Our decade long experience with running the global network powering both Azure and our other cloud services, have taught us many things. A key area crucial to operations at scale, remains to be monitoring and telemetry, which we have worked into and refined for SONiC over the years.
Pinpoint network issues with Everflow
Everflow is the brainchild of Microsoft researchers and networking engineers. It can be very difficult to diagnose tricky network issues such as packet drops, random latency spikes and network loops, and it’s not unusual for networking engineers to spend hours and even days working on pinpointing and resolving such problems.
Everflow is a packet-level telemetry system with unprecedented level of detail. Everflow adds a timestamp to packets at each stop and mirrors packets to a centralized collector for deep analysis. For Azure, Everflow is one of the most powerful tools we use to diagnose packet loss and latency issues in our global network.

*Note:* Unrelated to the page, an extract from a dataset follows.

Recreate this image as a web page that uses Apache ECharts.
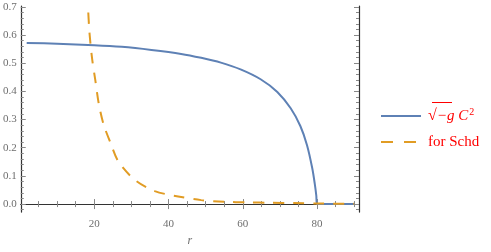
<!DOCTYPE html>
<html><head><meta charset="utf-8">
<script src="https://cdn.jsdelivr.net/npm/echarts@6/dist/echarts.min.js"></script>
<style>html,body{margin:0;padding:0;background:#fff}#c{width:491px;height:252px}</style>
</head><body><div id="c"></div>
<script>
// data
const blueR = [1.8, 10, 20, 27.4, 35.4, 43.4, 48.8, 54.1, 59.4, 64.8, 69.3, 72.9, 75.5, 77.3, 78.7, 79.4, 79.8, 80, 85, 90];
const blueV = [0.572, 0.569, 0.564, 0.558, 0.547, 0.533, 0.519, 0.502, 0.478, 0.443, 0.398, 0.340, 0.277, 0.209, 0.128, 0.071, 0.030, 0, 0, 0];
const schdR = [18, 18.3, 18.7, 19.4, 20.3, 21.2, 22.5, 24.3, 26.5, 31.0, 36.3, 42.6, 48.8, 55.0, 61.3, 67.5, 73.7, 80, 90];
const schdV = [0.75, 0.70, 0.610, 0.518, 0.438, 0.357, 0.283, 0.220, 0.151, 0.085, 0.046, 0.027, 0.014, 0.008, 0.006, 0.0048, 0.0034, 0.002, 0.001];
const seriesNames = ['sqrtg', 'for Schd'];
const xMajorTicks = [20, 40, 60, 80];
const xMinorTicks = [5, 10, 15, 25, 30, 35, 45, 50, 55, 65, 70, 75, 85, 90];
const yMajorTicks = [0, 0.1, 0.2, 0.3, 0.4, 0.5, 0.6, 0.7];
const yMinorTicks = [-0.02, 0.02, 0.04, 0.06, 0.08, 0.12, 0.14, 0.16, 0.18, 0.22, 0.24, 0.26, 0.28, 0.32, 0.34, 0.36, 0.38, 0.42, 0.44, 0.46, 0.48, 0.52, 0.54, 0.56, 0.58, 0.62, 0.64, 0.66, 0.68];
const xLabel = 'r';

const X_MIN = 0.2, X_MAX = 91.3, Y_MIN = -0.0285, Y_MAX = 0.703;
const FRAME = '#333', TICK = '#888', LABEL = '#6e6e6e', SERIF = 'Liberation Serif';
const BLUE = '#5E81B5', ORANGE = '#E19C24';

function xAx(pos, ticks, len, line, labels) {
  return {
    type: 'value', position: pos, min: X_MIN, max: X_MAX,
    axisLine: {show: line, lineStyle: {color: FRAME, width: 1.2}},
    axisTick: {show: true, inside: true, length: len, customValues: ticks, lineStyle: {color: TICK, width: 1}},
    axisLabel: labels ? {show: true, customValues: ticks, color: LABEL, fontFamily: SERIF, fontSize: 11, margin: 7} : {show: false},
    splitLine: {show: false}
  };
}
function yAx(pos, ticks, len, line, labels) {
  return {
    type: 'value', position: pos, min: Y_MIN, max: Y_MAX,
    axisLine: {show: line, lineStyle: {color: FRAME, width: 1.2}},
    axisTick: {show: true, inside: true, length: len, customValues: ticks, lineStyle: {color: TICK, width: 1}},
    axisLabel: labels ? {show: true, customValues: ticks, color: LABEL, fontFamily: SERIF, fontSize: 11, margin: 4,
      formatter: v => v.toFixed(1)} : {show: false},
    splitLine: {show: false}
  };
}
const xMain = xAx('bottom', xMajorTicks, 5, true, true);
xMain.name = xLabel;
xMain.nameLocation = 'middle';
xMain.nameGap = 19;
xMain.nameTextStyle = {fontFamily: SERIF, fontStyle: 'italic', fontSize: 12, color: LABEL};

const chart = echarts.init(document.getElementById('c'), null, {renderer: 'canvas'});
chart.setOption({
  animation: false,
  grid: {left: 18, right: 132, top: 6, bottom: 33, containLabel: false},
  xAxis: [xMain, xAx('bottom', xMinorTicks, 3, false, false), xAx('top', xMajorTicks, 5, true, false), xAx('top', xMinorTicks, 3, false, false)],
  yAxis: [yAx('left', yMajorTicks, 5, true, true), yAx('left', yMinorTicks, 3, false, false), yAx('right', yMajorTicks, 5, true, false), yAx('right', yMinorTicks, 3, false, false)],
  legend: {
    orient: 'vertical', left: 376, top: 102, itemWidth: 40, itemHeight: 2, itemGap: 8,
    data: [
      {name: seriesNames[0], icon: 'path://M0,0H40V2H0Z'},
      {name: seriesNames[1], icon: 'path://M0,0H12V2H0Z M23,0H35V2H23Z M39.9,0H40V0.01H39.9Z'}
    ],
    formatter: name => name === 'sqrtg' ? '{r|√}{g|−g} {c|C}{s|2}' : '{t|' + name + '}',
    textStyle: {
      color: '#ff0000', fontFamily: SERIF, fontSize: 15, lineHeight: 18, padding: [0, 0, 0, 2],
      rich: {
        r: {color: '#ff0000', fontFamily: SERIF, fontSize: 16, lineHeight: 18},
        g: {color: '#ff0000', fontFamily: SERIF, fontSize: 15, fontStyle: 'italic', lineHeight: 18},
        c: {color: '#ff0000', fontFamily: SERIF, fontSize: 15, fontStyle: 'italic', lineHeight: 18},
        s: {color: '#ff0000', fontFamily: SERIF, fontSize: 10, verticalAlign: 'bottom', padding: [0, 0, 8, 1]},
        t: {color: '#ff0000', fontFamily: SERIF, fontSize: 15, lineHeight: 18}
      }
    }
  },
  graphic: [{type: 'line', shape: {x1: 432, y1: 102.5, x2: 452, y2: 102.5}, style: {stroke: '#ff0000', lineWidth: 1}}],
  series: [
    {name: seriesNames[0], type: 'line', xAxisIndex: 0, yAxisIndex: 0, showSymbol: false, symbol: 'none', clip: true, smooth: 0.3,
      data: blueR.map((r, i) => [r, blueV[i]]), lineStyle: {color: BLUE, width: 2}, itemStyle: {color: BLUE}},
    {name: seriesNames[1], type: 'line', xAxisIndex: 0, yAxisIndex: 0, showSymbol: false, symbol: 'none', clip: true, smooth: 0.3,
      data: schdR.map((r, i) => [r, schdV[i]]), lineStyle: {color: ORANGE, width: 2, type: [11, 9]}, itemStyle: {color: ORANGE}}
  ]
});
</script></body></html>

Figure 1. Everflow concept chart
No more resource overflows
A network switch has limited capacity to store all the various rules that make up the foundation of routing packets across a network. As the size of the networks increase, it is quite common to reconfigure the network to adopt more rules, routes, and nodes along the way. Through our own experience in building and running cloud scale networks, we have seen critical incidents caused simply by resource usage exceeding the limit of the ASIC, or brain of the switch.
To ease the pain and help address overflows, we have added Critical Resource Monitoring (CRM) to SONiC. It allows your switch to proactively flag and proactively issue alerts if strain on any resource is approaching its thresholds. Further, it enables a network engineer to proactively query the current state of any critical resource in the network. With CRM, critical configuration changes can be handled with safe taps on all resources.
Richer telemetry collection
Traditional network management systems are typically based on polling switch equipment to acquire telemetry via SNMP. This type of pull based telemetry is very inefficient, and hard to scale.
When running online services such as Azure, the dependency on network health and the ability to quickly resolve is obviously paramount. So, naturally we decided to build a more efficient way to monitor network states.
SONiC provides the data we need using streaming telemetry. In short, this means our hardware is proactively pushing real-time, structured, and analytics-ready data to the management system. Streaming telemetry greatly enriches the way we collect performance data. Its a natural fit to SONiC’s unique architecture by merely adding a containerized module with a centralized Redis database where telemetry data can be directly read out. The gRPC feature that streaming telemetry is based on was contributed to SONiC by community member Alibaba Group.
Figure 2. SONiC streaming telemetry through gRPC
The features presented in this blog are all great examples demonstrating SONiC’s powerful ability to run diagnostics, prevent network failures, and provide fast and flexible telemetry. As online services and application requirements become more and more sophisticated, the SONiC team at Microsoft and our highly committed developer community will continue to build, innovate, and refine the software, making the learnings we gather from building and operating the most reliable network in public cloud available to you. Please stay tuned for future updates.
The first SONiC workshop in China was hosted on October 19, 2018. Presentations are available at the SONiC GitHub repository.